The largest companies in the world are insurance companies. Want proof? When AIG was on the brink of failing, a joint session of Congress and a Republican President, in a bi-partisan show of unity, determined that a government bailout was the only viable solution as "AIG was simply too big to be permitted to fail."
When the twin towers, two of the largest buildings ever erected on this earth, were demolished by terrorists, the insurance claims all were paid without a single insurance company suffering even so much as a blip on their profit and loss statement.
Insurance companies are so rich that they have single-handedly branded, through the blasting of their message continuously in all media forums, the idea that claims brought for auto accidents and doctor malpractice are largely based on fraud, and not viable injury claims. This notion has taken hold and is a poison that must be contended with in every case brought before a jury in the United States. Regardless of the massive injuries to my client and the willful negligence of the at-fault party, there is always the phase of the trial where I have to justify to a naturally skeptical jury why this is not one those "many fraudulent cases WE KNOW are out there" and that our client has a right to bring her case into court.
These insurance companies are so powerful that with their substantial lobbying money they have successfully lobbied state and federal legislators to impose caps on damages in nearly every venue because, after all, we wouldn't want the catastrophically injured to score a "windfall" in the courtroom for their destroyed lives.
With that amount of wealth and power, you can imagine the force behind these companies when they dig in their heels and resist paying a reasonable claim. They can afford the best attorneys on the planet. They can afford to embroil a plaintiff's lawyer in mindless legal maneuvering and pleadings. They can afford the most eloquent expert witnesses. They can bankroll focus groups, and employ every social scientist interested in jury research in the United States.
In fact, when an insurance company throws their weight and money behind the task of unreasonably denying an insurance claim, there is only one great equalizer. Time and time again, this equalizer makes it a fair fight. The great equalizer is .
THE GREAT EQUALIZER:
In Colorado state courts, a jury for a civil case (which is any case that is seeking money recovery), is comprised of only 6 people. When a jury of citizens is placed in this position of tremendous respect and civic responsibility, there is an amazing strength and power that can emanate from this most venerable tribunal.
Juries in civil cases have the power to regulate the community standard for acceptable conduct. For instance, they have the ability to change the way car companies risk lives with shoddy designs. Take, for instance, the juries empaneled to examine Ford Motor Company misconduct with the Pinto of the 1970's. Their message was loud and clear by their large civil verdicts against Ford, and they single-handedly changed the safety standards for all the world's auto makers, ultimately saving thousands of lives.
The jury is truly the last great equalizer to the money, lobbying and insurance company shenanigans that occur in every case where a man in a pin-striped three piece suit stands up and says "I'm the attorney for the Defendant in this motor vehicle accident." In fact, even that little display of "sleight of hand" is best described as the insurance company "pulling one over" on everyone.
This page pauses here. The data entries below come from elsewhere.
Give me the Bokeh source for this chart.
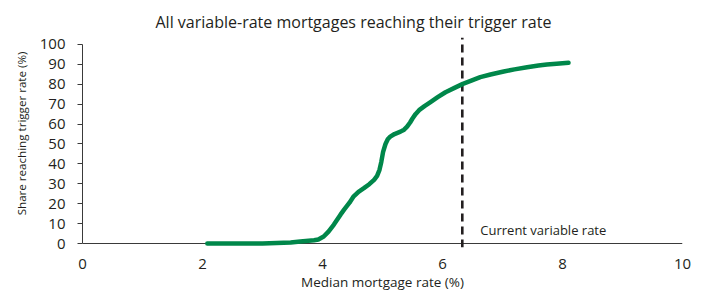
from bokeh.plotting import figure
from bokeh.models import Range1d, FixedTicker, Label
from bokeh.embed import file_html
from bokeh.resources import INLINE

# Data
rate = [2.08, 2.5, 3.0, 3.47, 3.63, 3.86, 3.93, 4.02, 4.1, 4.19, 4.3, 4.36, 4.45, 4.52, 4.6,
        4.69, 4.78, 4.86, 4.91, 4.95, 4.98, 5.01, 5.05, 5.09, 5.13, 5.2, 5.3, 5.36, 5.41, 5.46,
        5.5, 5.55, 5.61, 5.7, 5.8, 5.92, 6.05, 6.2, 6.34, 6.48, 6.63, 6.8, 7.02, 7.2, 7.41,
        7.6, 7.74, 7.9, 8.1]
share = [0.0, 0.0, 0.0, 0.5, 1.0, 1.6, 2.0, 3.5, 6.0, 9.5, 14.5, 17.0, 20.5, 23.7, 26.0,
         27.8, 29.8, 32.0, 34.0, 37.0, 41.0, 46.0, 50.0, 52.5, 53.7, 55.0, 56.2, 57.2, 58.7, 60.8,
         62.8, 65.0, 67.0, 69.0, 71.0, 73.5, 76.0, 78.2, 80.2, 81.8, 83.6, 84.9, 86.4, 87.5, 88.6,
         89.4, 89.9, 90.3, 90.8]
current_rate = 6.33
x_ticks = [0, 2, 4, 6, 8, 10]
y_ticks = [0, 10, 20, 30, 40, 50, 60, 70, 80, 90, 100]

title_text = "All variable-rate mortgages reaching their trigger rate"
x_label = "Median mortgage rate (%)"
y_label = "Share reaching trigger rate (%)"
annot_text = "Current variable rate"

FONT = "Open Sans"
TXT = "#231f20"

p = figure(width=700, height=293, output_backend="svg", toolbar_location=None,
           x_range=Range1d(0, 10), y_range=Range1d(-2, 103.5),
           min_border_left=82, min_border_right=18, min_border_top=37, min_border_bottom=45)

p.title.text = title_text
p.title.text_font = FONT
p.title.text_font_size = "16px"
p.title.text_font_style = "normal"
p.title.text_color = TXT
p.title.align = "left"
p.title.offset = 73
p.title.standoff = 10

p.grid.visible = False
p.outline_line_color = None
p.background_fill_color = "white"
p.border_fill_color = "white"

# y axis
p.yaxis.ticker = FixedTicker(ticks=y_ticks)
p.yaxis.bounds = (0, 100)
p.yaxis.axis_line_color = "#3a3a3a"
p.yaxis.major_tick_line_color = "#3a3a3a"
p.yaxis.major_tick_out = 5
p.yaxis.major_tick_in = 0
p.yaxis.minor_tick_line_color = None
p.yaxis.major_label_text_font = FONT
p.yaxis.major_label_text_font_size = "15px"
p.yaxis.major_label_text_color = TXT
p.yaxis.major_label_standoff = 12
p.yaxis.axis_label = "\u00a0" * 6 + y_label
p.yaxis.axis_label_text_font = FONT
p.yaxis.axis_label_text_font_size = "11.6px"
p.yaxis.axis_label_text_font_style = "normal"
p.yaxis.axis_label_text_color = TXT
p.yaxis.axis_label_standoff = 8

# x axis
p.xaxis.ticker = FixedTicker(ticks=x_ticks)
p.xaxis.axis_line_color = None
p.xaxis.major_tick_line_color = None
p.xaxis.minor_tick_line_color = None
p.xaxis.major_label_text_font = FONT
p.xaxis.major_label_text_font_size = "15px"
p.xaxis.major_label_text_color = TXT
p.xaxis.major_label_standoff = 5
p.xaxis.axis_label = x_label
p.xaxis.axis_label_text_font = FONT
p.xaxis.axis_label_text_font_size = "13.5px"
p.xaxis.axis_label_text_font_style = "normal"
p.xaxis.axis_label_text_color = TXT
p.xaxis.axis_label_standoff = 1

# x axis baseline at y = 0
p.segment(x0=[x_ticks[0]], y0=[0], x1=[x_ticks[-1]], y1=[0], line_color="#3a3a3a", line_width=1.2)

# current variable rate marker
p.segment(x0=[current_rate], y0=[-2], x1=[current_rate], y1=[103.5],
          line_color="#231f20", line_width=2.6, line_dash="8 5")

p.line(rate, share, line_color="#00874a", line_width=4.5, line_cap="round", line_join="round")

p.add_layout(Label(x=6.63, y=7, text=annot_text, text_font=FONT, text_font_size="13px",
                   text_color=TXT, text_baseline="alphabetic"))

open("out.html", "w").write(file_html(p, INLINE))
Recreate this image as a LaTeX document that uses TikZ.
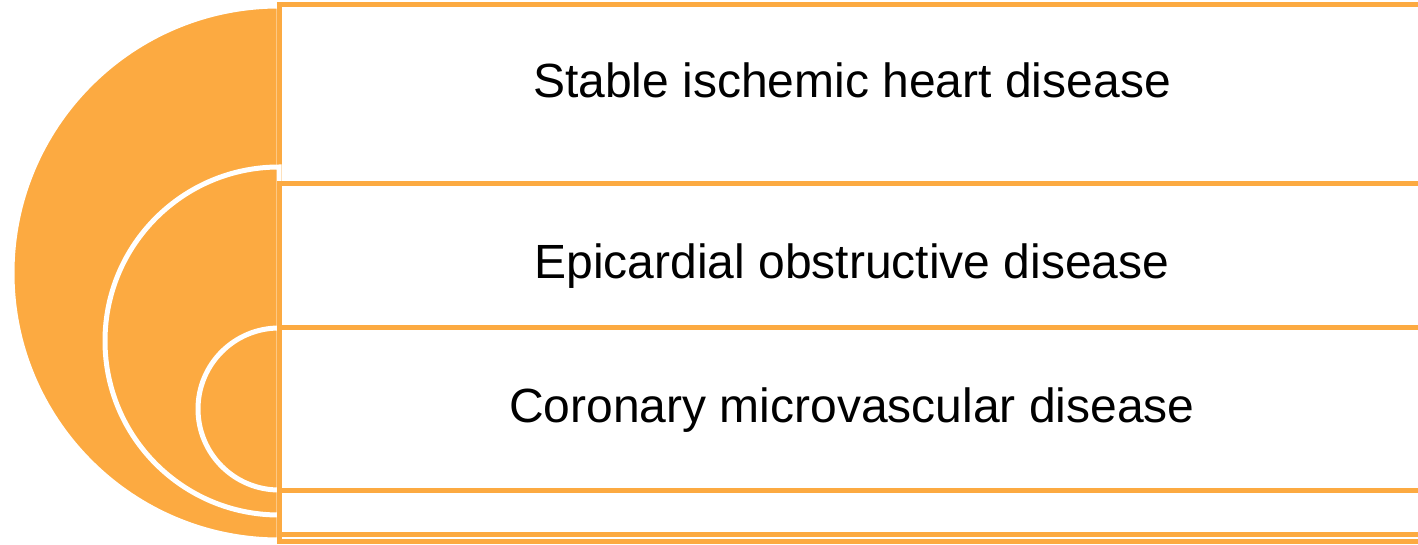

Fact is, there is a rule of evidence that keeps juries in Colorado from every being told that the kindly looking gentleman sitting next to the at-fault defendant in an auto accident negligence case, is a paid for insurance company lawyer playing the role as the lawyer for Mr. Defendant. Colorado Rules of Evidence #411 does not permit the jury to know who is paying the defense and who really is going to have to pay the injury verdict. But in truth, it is always the insurance company who pays, not the defendant himself.
These insurance companies can afford to send you to insurance company doctors, thereby permitting less than scrupulous doctors to create justifications for the insurance company's misconduct. They can afford to hire insurance company lawyers, who disguise themselves as "the lawyer for Mr. Defendant," instead of who they really are: the lawyer for the insurance company.
But, in the light of day, when the chickens come home to roost, all the shenanigans are played out in front of the most powerful civil tribunal ever created, the Colorado civil jury. It because of the jury that the playing field becomes even and the masks come off. Because of these wonderful citizens, this is the one place where justice is served.
Time and time again, I have watched smart and empowered jurors do the right thing and send powerful messages from our corner of the world to these corporate giants. The message is: we will not let companies and people needlessly endanger our public; when you come before us, the jury, we will not give safety violations a pass in our community. It is for that reason that juries are the great equalizer.
We at Anderson Hemmat thank those of you who have honorably served as a juror in our community. For it is you who have the daunting and real task of holding insurance companies responsible to those people who have been injured as the result of someone else's negligence. No doubt about it, Colorado is a better place to live and raise a family when juries hold insurance companies and the people they insure responsible for injuries they cause.